Matthew HarrisCut, Shift, Repeat
On first viewing, a work by Matthew Harris, whether made from paper or cloth, is an arresting object. The abstract surface patterns, criss crossed by stitch, or segmented by waxed thread, like the accidental blooms of crop and path within ancient field patterns or the wayward formal daring of graphic musical scores, are in themselves alluring. But with this purely aesthetic response comes a forceful recognition of the manufacture compacted in each piece. These are potent images, pregnant with meaning. And, as the title of this show indicates, the potency lies in the process by which the image has been achieved, rather than in its sheer graphic qualities. For Matthew is intensely a maker, both constructing and excavating meaning from the slenderest of inspirations. His works are permanent records of the painstaking creative activity of imaginative attention, transforming ephemeral humble experiences into resonant three dimensional art works.

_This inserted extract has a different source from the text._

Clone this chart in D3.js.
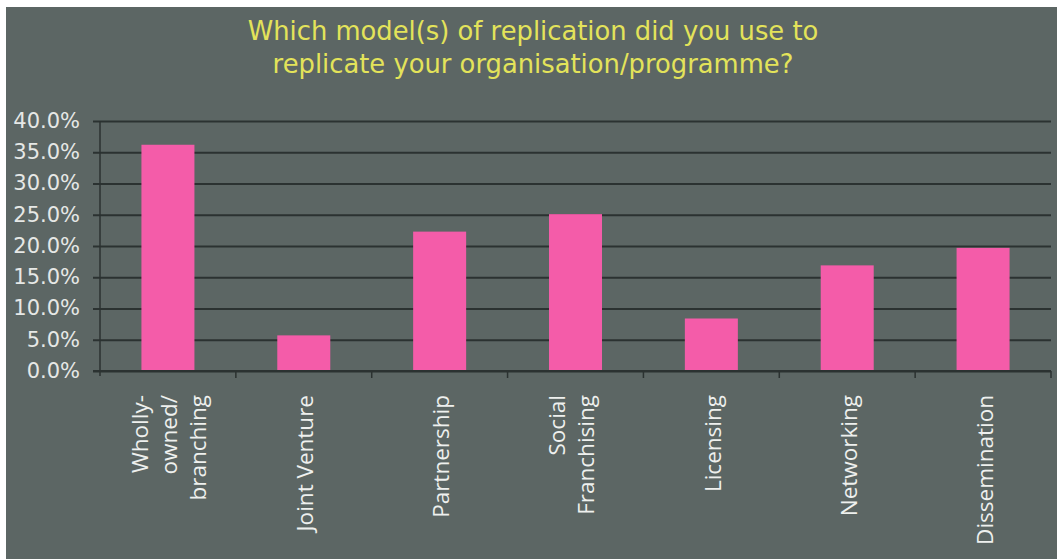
<!DOCTYPE html>
<html>
<head>
<meta charset="utf-8">
<script src="https://cdn.jsdelivr.net/npm/d3@7"></script>
<style>
  html, body { margin: 0; padding: 0; background: #ffffff; }
  svg { display: block; }
</style>
</head>
<body>
<svg id="chart" width="1057" height="559"></svg>
<script>
const categories = [
  ["Wholly-", "owned/", "branching"],
  ["Joint Venture"],
  ["Partnership"],
  ["Social", "Franchising"],
  ["Licensing"],
  ["Networking"],
  ["Dissemination"]
];
const values = [36.2, 5.7, 22.3, 25.1, 8.4, 16.9, 19.7];
const yTicks = [0, 5, 10, 15, 20, 25, 30, 35, 40];
const titleLines = ["Which model(s) of replication did you use to", "replicate your organisation/programme?"];

const svg = d3.select("#chart");
const W = 1057, H = 559;

svg.append("rect").attr("x", 6).attr("y", 7).attr("width", W - 6).attr("height", H - 7)
  .attr("fill", "#5c6664");

// title
svg.append("g").selectAll("text").data(titleLines).join("text")
  .attr("x", 533).attr("y", (d, i) => 40 + i * 33)
  .attr("text-anchor", "middle")
  .attr("font-family", "DejaVu Sans, sans-serif")
  .attr("font-size", 25.8)
  .attr("fill", "#e3e35a")
  .text(d => d);

const x = d3.scaleBand().domain(d3.range(categories.length)).range([100, 1051]).padding(0);
const y = d3.scaleLinear().domain([0, 40]).range([371, 121]);

// gridlines + y axis
const yAxis = d3.axisLeft(y).tickValues(yTicks).tickSize(-(1051 - 100)).tickPadding(20)
  .tickFormat(d => d3.format(".1f")(d) + "%");
const gy = svg.append("g").attr("transform", "translate(100,0)").call(yAxis);
gy.select(".domain").remove();
gy.selectAll(".tick line").attr("x1", -7).attr("stroke", "#2b3231").attr("stroke-width", 2);
gy.selectAll(".tick text")
  .attr("font-family", "DejaVu Sans, sans-serif")
  .attr("font-size", 21)
  .attr("fill", "#e6e8e6")
  .attr("dy", "0.3em")
  .attr("x", -20);

// bars
const bw = 53;
svg.append("g").selectAll("rect").data(values).join("rect")
  .attr("x", (d, i) => x(i) + x.bandwidth() / 2 - bw / 2)
  .attr("width", bw)
  .attr("y", d => y(d))
  .attr("height", d => y(0) - y(d))
  .attr("fill", "#f45ca9");

// y axis line
svg.append("line").attr("x1", 100).attr("x2", 100).attr("y1", 121).attr("y2", 376)
  .attr("stroke", "#2b3231").attr("stroke-width", 1.5);

// x axis line + ticks at band boundaries
const bounds = d3.range(categories.length + 1).map(i => 100 + i * x.step());
svg.append("line").attr("x1", 93).attr("x2", 1051).attr("y1", 371).attr("y2", 371)
  .attr("stroke", "#2b3231").attr("stroke-width", 2);
svg.append("g").selectAll("line").data(bounds.slice(1)).join("line")
  .attr("x1", d => d).attr("x2", d => d).attr("y1", 371).attr("y2", 378)
  .attr("stroke", "#2b3231").attr("stroke-width", 1.5);

// category labels, rotated
const lineGap = 29;
const gl = svg.append("g");
categories.forEach((lines, i) => {
  const cx = x(i) + x.bandwidth() / 2 + 1.5;
  const n = lines.length;
  const shift = n === 2 ? -6 : 0;
  lines.forEach((t, j) => {
    const lx = cx + (j - (n - 1) / 2) * lineGap + 8 + shift;
    gl.append("text")
      .attr("transform", `translate(${lx},395) rotate(-90)`)
      .attr("text-anchor", "end")
      .attr("font-family", "Open Sans, sans-serif")
      .attr("font-size", 22.5)
      .attr("fill", "#eef0ee")
      .text(t);
  });
});
</script>
</body>
</html>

Matthew is a graduate of the Fine Art Textile Course at Goldsmiths College in London. Over many years he has worked across paper and textile, using a combination of different techniques – from drawing and painting to cutting, folding, pleating and stitching. Gradually, a complex systematic practice, composed of simple elements, has emerged. At its heart is Matthew’s commitment to the Japanese Zen command: “Kan Kyakka” – which he roughly translates as “Pay attention to what’s beneath your feet.” His inspirations are scraps of salvaged material or intense memories of inconsequential things – a piece of roofing felt, a crumpled crisp packet, a four ring plastic holder for beer cans, the shapes left by machines on the floor of an abandoned factory, a collapsed child’s pink Halloween paper lantern, on the pavement beneath a street lamp. Matthew explores these found things in a variety of ways through drawing and manipulation, before they become the starting points for groups of drawings and cloth pieces.